— begin MATERIAL PROVIDED —
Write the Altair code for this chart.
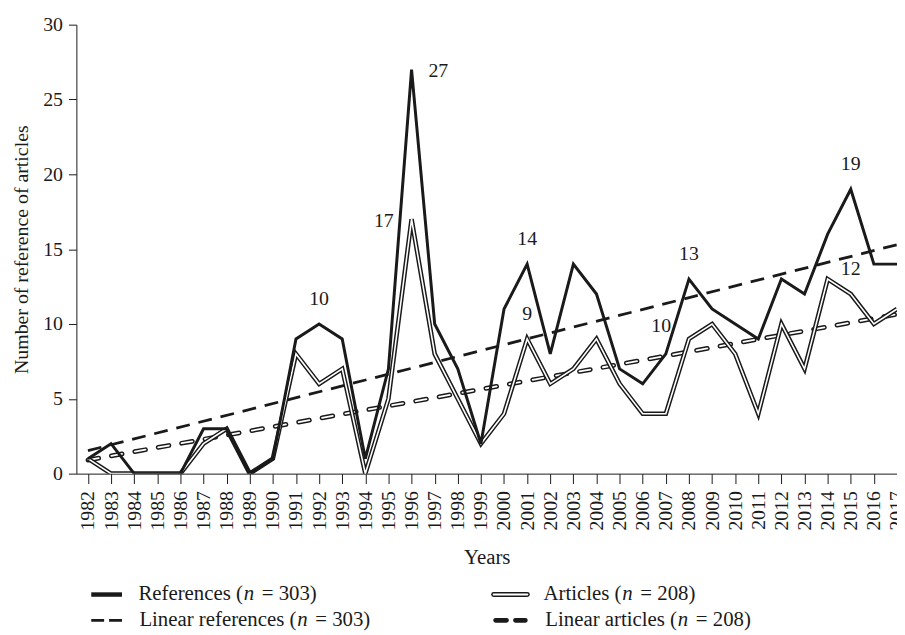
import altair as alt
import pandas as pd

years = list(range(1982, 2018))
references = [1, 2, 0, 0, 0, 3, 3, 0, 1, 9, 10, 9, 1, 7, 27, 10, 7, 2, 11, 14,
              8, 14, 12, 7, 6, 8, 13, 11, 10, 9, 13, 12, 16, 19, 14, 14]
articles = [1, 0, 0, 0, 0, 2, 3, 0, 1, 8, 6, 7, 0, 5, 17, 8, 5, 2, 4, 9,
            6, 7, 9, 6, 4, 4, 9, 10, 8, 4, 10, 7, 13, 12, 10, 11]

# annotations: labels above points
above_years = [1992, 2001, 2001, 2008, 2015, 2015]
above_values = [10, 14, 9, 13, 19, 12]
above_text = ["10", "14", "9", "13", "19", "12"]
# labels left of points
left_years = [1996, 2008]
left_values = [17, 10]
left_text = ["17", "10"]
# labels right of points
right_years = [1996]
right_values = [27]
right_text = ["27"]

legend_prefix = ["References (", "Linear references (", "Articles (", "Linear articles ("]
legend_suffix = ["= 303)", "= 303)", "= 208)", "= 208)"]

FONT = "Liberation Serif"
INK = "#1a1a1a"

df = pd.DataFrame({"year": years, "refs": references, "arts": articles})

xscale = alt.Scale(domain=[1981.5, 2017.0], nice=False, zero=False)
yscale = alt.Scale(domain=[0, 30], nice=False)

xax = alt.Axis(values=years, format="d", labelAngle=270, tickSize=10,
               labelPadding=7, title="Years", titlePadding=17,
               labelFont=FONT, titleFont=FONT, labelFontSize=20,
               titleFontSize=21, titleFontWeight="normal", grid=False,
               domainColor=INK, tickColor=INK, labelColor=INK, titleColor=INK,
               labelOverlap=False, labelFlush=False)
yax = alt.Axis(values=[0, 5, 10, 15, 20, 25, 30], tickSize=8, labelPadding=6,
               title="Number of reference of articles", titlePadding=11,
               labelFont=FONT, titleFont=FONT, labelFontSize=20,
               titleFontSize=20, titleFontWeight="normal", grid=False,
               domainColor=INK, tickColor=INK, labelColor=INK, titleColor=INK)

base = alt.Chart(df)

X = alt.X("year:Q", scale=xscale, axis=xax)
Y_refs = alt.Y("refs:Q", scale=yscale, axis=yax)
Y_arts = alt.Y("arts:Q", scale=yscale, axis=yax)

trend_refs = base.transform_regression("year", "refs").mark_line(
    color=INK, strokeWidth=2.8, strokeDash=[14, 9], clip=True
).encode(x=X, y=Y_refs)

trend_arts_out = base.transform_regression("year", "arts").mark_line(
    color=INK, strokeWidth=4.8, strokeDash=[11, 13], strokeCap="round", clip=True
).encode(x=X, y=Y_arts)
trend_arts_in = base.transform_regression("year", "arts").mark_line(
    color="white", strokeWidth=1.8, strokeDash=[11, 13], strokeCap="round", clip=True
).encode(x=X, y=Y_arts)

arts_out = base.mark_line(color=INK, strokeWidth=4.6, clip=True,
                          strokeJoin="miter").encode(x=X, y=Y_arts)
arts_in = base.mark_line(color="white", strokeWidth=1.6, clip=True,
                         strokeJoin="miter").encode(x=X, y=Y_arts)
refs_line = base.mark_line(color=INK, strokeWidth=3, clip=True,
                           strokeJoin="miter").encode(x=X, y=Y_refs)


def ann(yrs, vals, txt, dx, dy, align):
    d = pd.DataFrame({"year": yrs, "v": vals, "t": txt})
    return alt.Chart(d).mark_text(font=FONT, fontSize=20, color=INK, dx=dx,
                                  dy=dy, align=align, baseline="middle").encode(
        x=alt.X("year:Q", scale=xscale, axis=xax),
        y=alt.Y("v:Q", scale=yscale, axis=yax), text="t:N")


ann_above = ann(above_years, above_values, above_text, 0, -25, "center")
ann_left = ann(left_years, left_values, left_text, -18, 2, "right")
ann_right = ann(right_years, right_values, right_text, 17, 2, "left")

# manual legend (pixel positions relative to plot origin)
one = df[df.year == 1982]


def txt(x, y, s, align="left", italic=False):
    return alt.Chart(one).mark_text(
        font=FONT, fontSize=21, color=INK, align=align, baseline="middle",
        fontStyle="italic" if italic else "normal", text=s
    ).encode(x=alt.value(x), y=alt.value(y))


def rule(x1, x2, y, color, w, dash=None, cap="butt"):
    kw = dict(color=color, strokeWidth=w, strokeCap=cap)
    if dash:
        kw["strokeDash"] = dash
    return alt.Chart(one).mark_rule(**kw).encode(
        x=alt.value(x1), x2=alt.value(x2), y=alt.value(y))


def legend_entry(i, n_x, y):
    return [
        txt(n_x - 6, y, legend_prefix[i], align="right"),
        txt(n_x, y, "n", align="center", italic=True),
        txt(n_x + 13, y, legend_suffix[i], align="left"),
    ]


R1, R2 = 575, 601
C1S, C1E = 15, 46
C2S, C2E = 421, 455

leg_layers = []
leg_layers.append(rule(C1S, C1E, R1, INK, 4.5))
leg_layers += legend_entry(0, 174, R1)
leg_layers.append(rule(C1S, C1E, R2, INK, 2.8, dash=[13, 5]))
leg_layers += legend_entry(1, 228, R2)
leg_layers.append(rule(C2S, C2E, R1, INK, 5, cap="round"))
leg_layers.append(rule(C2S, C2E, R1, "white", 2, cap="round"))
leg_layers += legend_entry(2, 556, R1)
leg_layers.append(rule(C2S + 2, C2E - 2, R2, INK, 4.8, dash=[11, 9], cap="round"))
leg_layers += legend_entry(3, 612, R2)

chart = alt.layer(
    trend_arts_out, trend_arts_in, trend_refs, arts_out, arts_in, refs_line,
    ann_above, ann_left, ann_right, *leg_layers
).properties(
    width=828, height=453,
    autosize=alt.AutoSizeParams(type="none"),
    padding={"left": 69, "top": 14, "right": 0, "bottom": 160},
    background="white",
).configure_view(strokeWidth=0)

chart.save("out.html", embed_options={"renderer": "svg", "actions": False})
— end MATERIAL PROVIDED —
AIM OF THE TASK: The material above must be printed exactly, with its pictures left out.

SOLUTION TO THE EXERCISE:
Write the Altair code for this chart.
import altair as alt
import pandas as pd

years = list(range(1982, 2018))
references = [1, 2, 0, 0, 0, 3, 3, 0, 1, 9, 10, 9, 1, 7, 27, 10, 7, 2, 11, 14,
              8, 14, 12, 7, 6, 8, 13, 11, 10, 9, 13, 12, 16, 19, 14, 14]
articles = [1, 0, 0, 0, 0, 2, 3, 0, 1, 8, 6, 7, 0, 5, 17, 8, 5, 2, 4, 9,
            6, 7, 9, 6, 4, 4, 9, 10, 8, 4, 10, 7, 13, 12, 10, 11]

# annotations: labels above points
above_years = [1992, 2001, 2001, 2008, 2015, 2015]
above_values = [10, 14, 9, 13, 19, 12]
above_text = ["10", "14", "9", "13", "19", "12"]
# labels left of points
left_years = [1996, 2008]
left_values = [17, 10]
left_text = ["17", "10"]
# labels right of points
right_years = [1996]
right_values = [27]
right_text = ["27"]

legend_prefix = ["References (", "Linear references (", "Articles (", "Linear articles ("]
legend_suffix = ["= 303)", "= 303)", "= 208)", "= 208)"]

FONT = "Liberation Serif"
INK = "#1a1a1a"

df = pd.DataFrame({"year": years, "refs": references, "arts": articles})

xscale = alt.Scale(domain=[1981.5, 2017.0], nice=False, zero=False)
yscale = alt.Scale(domain=[0, 30], nice=False)

xax = alt.Axis(values=years, format="d", labelAngle=270, tickSize=10,
               labelPadding=7, title="Years", titlePadding=17,
               labelFont=FONT, titleFont=FONT, labelFontSize=20,
               titleFontSize=21, titleFontWeight="normal", grid=False,
               domainColor=INK, tickColor=INK, labelColor=INK, titleColor=INK,
               labelOverlap=False, labelFlush=False)
yax = alt.Axis(values=[0, 5, 10, 15, 20, 25, 30], tickSize=8, labelPadding=6,
               title="Number of reference of articles", titlePadding=11,
               labelFont=FONT, titleFont=FONT, labelFontSize=20,
               titleFontSize=20, titleFontWeight="normal", grid=False,
               domainColor=INK, tickColor=INK, labelColor=INK, titleColor=INK)

base = alt.Chart(df)

X = alt.X("year:Q", scale=xscale, axis=xax)
Y_refs = alt.Y("refs:Q", scale=yscale, axis=yax)
Y_arts = alt.Y("arts:Q", scale=yscale, axis=yax)

trend_refs = base.transform_regression("year", "refs").mark_line(
    color=INK, strokeWidth=2.8, strokeDash=[14, 9], clip=True
).encode(x=X, y=Y_refs)

trend_arts_out = base.transform_regression("year", "arts").mark_line(
    color=INK, strokeWidth=4.8, strokeDash=[11, 13], strokeCap="round", clip=True
).encode(x=X, y=Y_arts)
trend_arts_in = base.transform_regression("year", "arts").mark_line(
    color="white", strokeWidth=1.8, strokeDash=[11, 13], strokeCap="round", clip=True
).encode(x=X, y=Y_arts)

arts_out = base.mark_line(color=INK, strokeWidth=4.6, clip=True,
                          strokeJoin="miter").encode(x=X, y=Y_arts)
arts_in = base.mark_line(color="white", strokeWidth=1.6, clip=True,
                         strokeJoin="miter").encode(x=X, y=Y_arts)
refs_line = base.mark_line(color=INK, strokeWidth=3, clip=True,
                           strokeJoin="miter").encode(x=X, y=Y_refs)


def ann(yrs, vals, txt, dx, dy, align):
    d = pd.DataFrame({"year": yrs, "v": vals, "t": txt})
    return alt.Chart(d).mark_text(font=FONT, fontSize=20, color=INK, dx=dx,
                                  dy=dy, align=align, baseline="middle").encode(
        x=alt.X("year:Q", scale=xscale, axis=xax),
        y=alt.Y("v:Q", scale=yscale, axis=yax), text="t:N")


ann_above = ann(above_years, above_values, above_text, 0, -25, "center")
ann_left = ann(left_years, left_values, left_text, -18, 2, "right")
ann_right = ann(right_years, right_values, right_text, 17, 2, "left")

# manual legend (pixel positions relative to plot origin)
one = df[df.year == 1982]


def txt(x, y, s, align="left", italic=False):
    return alt.Chart(one).mark_text(
        font=FONT, fontSize=21, color=INK, align=align, baseline="middle",
        fontStyle="italic" if italic else "normal", text=s
    ).encode(x=alt.value(x), y=alt.value(y))


def rule(x1, x2, y, color, w, dash=None, cap="butt"):
    kw = dict(color=color, strokeWidth=w, strokeCap=cap)
    if dash:
        kw["strokeDash"] = dash
    return alt.Chart(one).mark_rule(**kw).encode(
        x=alt.value(x1), x2=alt.value(x2), y=alt.value(y))


def legend_entry(i, n_x, y):
    return [
        txt(n_x - 6, y, legend_prefix[i], align="right"),
        txt(n_x, y, "n", align="center", italic=True),
        txt(n_x + 13, y, legend_suffix[i], align="left"),
    ]


R1, R2 = 575, 601
C1S, C1E = 15, 46
C2S, C2E = 421, 455

leg_layers = []
leg_layers.append(rule(C1S, C1E, R1, INK, 4.5))
leg_layers += legend_entry(0, 174, R1)
leg_layers.append(rule(C1S, C1E, R2, INK, 2.8, dash=[13, 5]))
leg_layers += legend_entry(1, 228, R2)
leg_layers.append(rule(C2S, C2E, R1, INK, 5, cap="round"))
leg_layers.append(rule(C2S, C2E, R1, "white", 2, cap="round"))
leg_layers += legend_entry(2, 556, R1)
leg_layers.append(rule(C2S + 2, C2E - 2, R2, INK, 4.8, dash=[11, 9], cap="round"))
leg_layers += legend_entry(3, 612, R2)

chart = alt.layer(
    trend_arts_out, trend_arts_in, trend_refs, arts_out, arts_in, refs_line,
    ann_above, ann_left, ann_right, *leg_layers
).properties(
    width=828, height=453,
    autosize=alt.AutoSizeParams(type="none"),
    padding={"left": 69, "top": 14, "right": 0, "bottom": 160},
    background="white",
).configure_view(strokeWidth=0)

chart.save("out.html", embed_options={"renderer": "svg", "actions": False})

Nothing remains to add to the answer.